Falls into a dream, a long corridor, opening, widening, then tumbling in high heat.  Body shrinking small, eyes itch, teardrops dry away.  Cannot scream, shout, or yell.  Saliva evaporates, organs begin to stew, steam, then fried liver and overeasy, overmedium, overhard, an omelette, deep inside the body.

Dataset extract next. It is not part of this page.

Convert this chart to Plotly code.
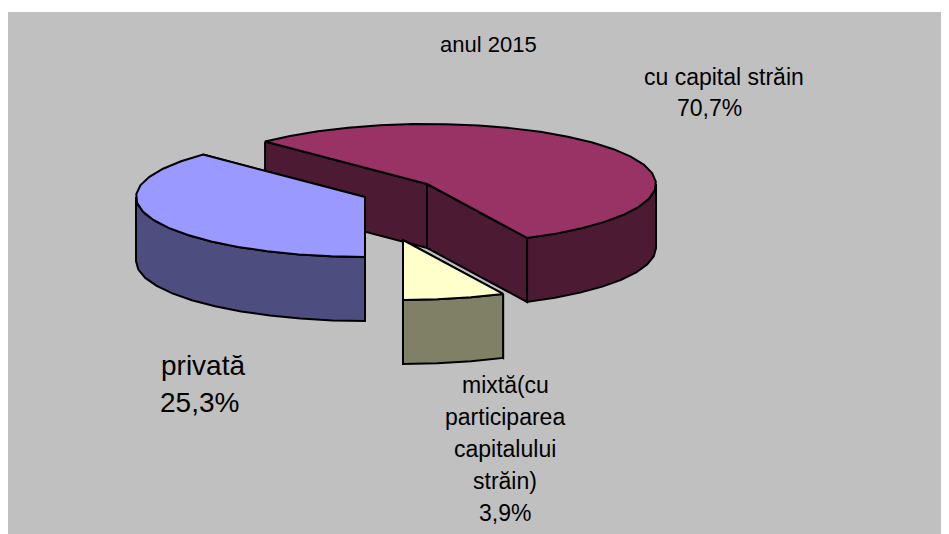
import numpy as np
import plotly.graph_objects as go

# Data: wedge sizes as drawn in the picture (% of the circle), and the printed labels
categories = ["cu capital străin", "privată", "mixtă(cu participarea capitalului străin)"]
labelled_values = ["70,7%", "25,3%", "3,9%"]
drawn_shares = [55.3, 37.5, 7.2]
title_text = "anul 2015"
mixed_lines = ["mixtă(cu", "participarea", "capitalului", "străin)"]

W, H = 949, 534
PAGE_MARGIN = 8  # the browser's default body margin
A, B, DEPTH = 229, 60, 64
START = 225.0  # param angle (deg, screen y down) at which the first wedge begins
centers = [(427, 184), (365, 197), (403, 240)]
colors = [("#993366", "#4D1A33"), ("#9999FF", "#4D4D80"), ("#FFFFCC", "#808066")]


def arc(c, t0, t1, dy=0):
    n = max(2, int(abs(t1 - t0) / 8) + 1)
    t = np.radians(np.linspace(t0, t1, n))
    return list(c[0] + A * np.cos(t)), list(c[1] + dy + B * np.sin(t))


def poly(fig, xs, ys, fill):
    fig.add_trace(go.Scatter(x=xs + xs[:1], y=ys + ys[:1], mode="lines", fill="toself",
                             fillcolor=fill, line=dict(color="black", width=2),
                             hoverinfo="skip", showlegend=False))


def wedge(fig, c, t0, t1, top, side):
    """Clockwise wedge on screen from angle t0 to t1 (t1 > t0)."""
    for t in (t0, t1):
        x, y = arc(c, t, t, 0)
        px, py = x[0], y[0]
        poly(fig, [px, c[0], c[0], px], [py, c[1], c[1] + DEPTH, py + DEPTH], side)
    # outer wall: only the part facing the viewer (sin >= 0)
    for k in range(-1, 2):
        lo = max(t0, 360 * k)
        hi = min(t1, 360 * k + 180)
        if hi > lo:
            xt, yt = arc(c, lo, hi)
            xb, yb = arc(c, hi, lo, DEPTH)
            poly(fig, xt + xb, yt + yb, side)
    xt, yt = arc(c, t0, t1)
    poly(fig, [c[0]] + xt, [c[1]] + yt, top)


fig = go.Figure()

b0 = START
b1 = b0 + drawn_shares[0] * 3.6
y0 = b1
y1 = y0 + drawn_shares[2] * 3.6
p0 = y1
p1 = p0 + drawn_shares[1] * 3.6
wedge(fig, centers[0], b0, b1, *colors[0])
wedge(fig, centers[1], p0 - 360, p1 - 360, *colors[1])
wedge(fig, centers[2], y0 - 360, y1 - 360, *colors[2])

notes = [
    (title_text, 488, 44, 22),
    (categories[0], 724, 77, 23),
    (labelled_values[0], 709, 108, 23),
    (categories[1], 203, 365, 28),
    (labelled_values[1], 199, 402, 28),
    (mixed_lines[0], 505, 385, 23),
    (mixed_lines[1], 505, 417, 23),
    (mixed_lines[2], 505, 449, 23),
    (mixed_lines[3], 505, 481, 23),
    (labelled_values[2], 505, 513, 23),
]
for text, x, y, size in notes:
    fig.add_annotation(x=x, y=y, text=text, showarrow=False, xanchor="center", yanchor="middle",
                       font=dict(family="Liberation Sans", size=size, color="black"))

fig.update_layout(
    width=W - PAGE_MARGIN, height=H - PAGE_MARGIN, autosize=False,
    margin=dict(l=0, r=0, t=0, b=0),
    paper_bgcolor="white", plot_bgcolor="white", showlegend=False,
    xaxis=dict(range=[PAGE_MARGIN, W], visible=False, fixedrange=True),
    yaxis=dict(range=[H, PAGE_MARGIN], visible=False, fixedrange=True),
    shapes=[dict(type="rect", x0=8, y0=12, x1=W, y1=H, fillcolor="#C0C0C0", line_width=0, layer="below")],
)
fig.write_html("out.html", config={"displayModeBar": False})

            Wakes and the record spins with no sound.  The needle resting on an endless track, rotating around and around for all time and time-being.  Vacant eyes travel across the room, begging the body to stand, to end the spinning, to begin again.  Fly lands on the wall.  Dust floats in the air.  Messages leave the brain with great effort, with strong and pure intention: rising to feet, stepping forward.  Fly wisps away, out the door, into the fresh country air (flowers and manure).  The tone-arm returns, platter stops rotating, and.  (Silence)




Digs a Latrine
           
Flies swarm the outhouse and red stench lingers beside the white chickens.  Walks away, in lurid perambulation, then handles a shovel.  Ducks into the forest, dodging a birch tree, steps solidly on the earth, steps again, at least a few times, stops in a clearing.  An old oak tree, witnessing the event, sways happily in the breeze, waiting for something more.  Muscles careen shovel deep into the soil.  Removes the earth, forms a pile akin to hole—a growing hole, deeper and deeper, rooting toward the core.  Lowers jeans and shits into the earth.  Fly circles the odour and buzzes and whines.  Wings rapidly flapping, quick as an electric fan.  Screaming like a saxophone.  With both hands, takes a mound of damp soil, sifts it between fingers, scattering it into the hole.  Removes jeans completely, removes top, shoes and socks.  Stands naked, speckled sunlight broadcasts though foliage to the earthen floor below.  They say it’s wonderful…  Whispers only a line of the song, then freezes.  Chills across the skin.  The oak tree rustles and shudders, a solitary acorn falls.  A clank to the head, eyes close, then open, slowly look toward sky.  Perfect blue and leather oak leaves, gnarled bark.
            Drops clothing into hole and fills the dirt back in.  Saunters toward forest/ home (for the time-being).  Wanders, seeks, looks for the root.  Dreams of more than a home—a buzzing, bright hole filled with blue, white—every colour—spinning in a whir of pure heat, until the human body evaporates, again, and only the voice remains, the song, a long fading echo, stirring itself in a cast-iron pan.